Per ognuna delle 72 stagioni, la studiosa si sofferma sulle cerimonie, le feste popolari e le rappresentazioni artistiche che le caratterizzano e per i colori che in qualche modo le caratterizzano, segandone non solo gli aspetti simbolici, ma anche le pratiche per ottenerli in modo da poter essere utilizzati nei dipinti e nei tessuti. Con riferimento alla quarantaduesima stagione (Nogi sunawachi minoru), tra il 2 ed il 7 settembre, ad esempio, quando si giunge alla maturazione del riso e ci si avvicina al raccolto, e i campi si colorano di giallo, la studiosa si sofferma sul colore azzurro dei fiori mattutini della tsuyukusa, o “erba della rugiada” che compare a chiazze sulle rive dei torrenti e ai lati delle strade, utilizzati in passato per tingere la stoffa e per ottenere il pigmento blu che si ritrova in numerose xilografie Ukiyo-e del XVIII e XIX secolo.

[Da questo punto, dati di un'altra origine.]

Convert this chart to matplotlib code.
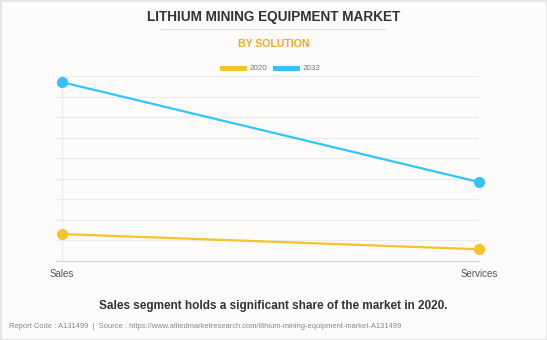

A proposito della cinquantasettesima stagione (Kinsenka saku), tra il 17 ed il 21 novembre, caratterizzata dalla fioritura del narciso, il “fiore nella neve” elegante e dalla tenue fragranza, che compare all’inizio dell’inverno, apprezzato nell’arte dell’ikebana, Santagostino si sofferma sul colore delle “foglie verdi marcite” (Aokuchiba), «una sfumatura tra verde opaco e marrone giallastro, molto usata nei tessuti e nelle pitture tradizionali», spesso presente nelle vesti di corte del periodo Heian, «considerato un colore elegante e malinconico citato negli antichi elenchi cromatici per la stratificazione dei colori nei kimono di corte».

Riferendosi alla sessantaseiesima stagione (Yuki watarite mugi nobiru), 1-4 gennaio, caratterizzata dal germogliare del grano sotto a neve, l’autrice del volume si sofferma sulla prima raccolta di illustrazioni dedicata all’osservazione dei fiocchi di neve (Sekka Zusetsu) sul finire del periodo Edo, realizzata da Toshitsura Doi. «Il metodo che utilizzava per osservare la neve era sorprendentemente raffinato per l’epoca. La notte prima di una prevista nevicata, faceva raffreddare all’esterno un telo di stoffa nera. Durante la caduta della neve, i fiocchi si adagiavano delicatamente su questa superficie scura. Poi, con estrema cura, Toshitsura li prelevava con una pinzetta e li disponeva su una tavoletta nera laccata per aumentarne il contrasto. L’osservazione avveniva tramite uno strumento importato dai Paesi Bassi: il “Lan Mirror”, un microscopio occidentale che permetteva di ammirare i minimi dettagli delle strutture cristalline». La catalogazione di Toshitsura, “il Signore dei fiori di neve”, oltre che rivelarsi un’attenta opera di osservazione scientifica, mostra anche «come la bellezza della natura abbia influenzato profondamente il gusto estetico e la moda del Giappone premoderno».

Affrontando l’ultima delle 72 stagioni (Niwatori hajimete toya ni tsuku), tra il 30 gennaio ed il 3 di febbraio, caratterizzata dalle galline che covano le uova in attesa del ritorno della primavera, Santagostino ricorda come, prima dell’industrializzazione dell’avicoltura, in condizioni naturali le galline tendessero a rallentare, quando non a sospendere, la deposizione di uova in inverno, dunque le poche uova raccolte nei mesi più freddi fossero considerate particolarmente preziose. In particolare, le uova deposte il primo giorno del “Freddo maggiore” venivano considerate di buon auspicio. «Fin dall’antichità, le galline sono state considerate uccelli sacri perché annunciano l’alba, segnando il passaggio dalla notte, tempo degli dèi e degli spiriti, al giorno, in cui l’attività umana riprende. Proprio per questo motivo, sono simbolicamente perfette per annunciare anche la fine del lungo inverno».

Per quanto i cambiamenti climatici abbiano scombussolato i ritmi naturali su cui era stato pensato l’antico calendario delle 72 stagioni ha ancora oggi molto da dirci e il volume di Roberta Santagostino, impreziosito da una miriade di illustrazioni, ha il merito non solo di esporre al lettore occidentale un universo culturale lontano e poco conosciuto, ma anche quello di suggerire la necessità impellente di un approccio alla natura altro rispetto a quello dello sfruttamento sconsiderato e (auto)distruttivo contemporaneo. Il calendario tradizionale scandito in attimi della tradizione nipponica suggerisce la necessità di imparare nuovamente ad aprire gli occhi e prestare ascolto alla natura e ai suoi ritmi, oltre le distese di asfalto, di cemento armato e di schermi in cui si è finiti a vivere.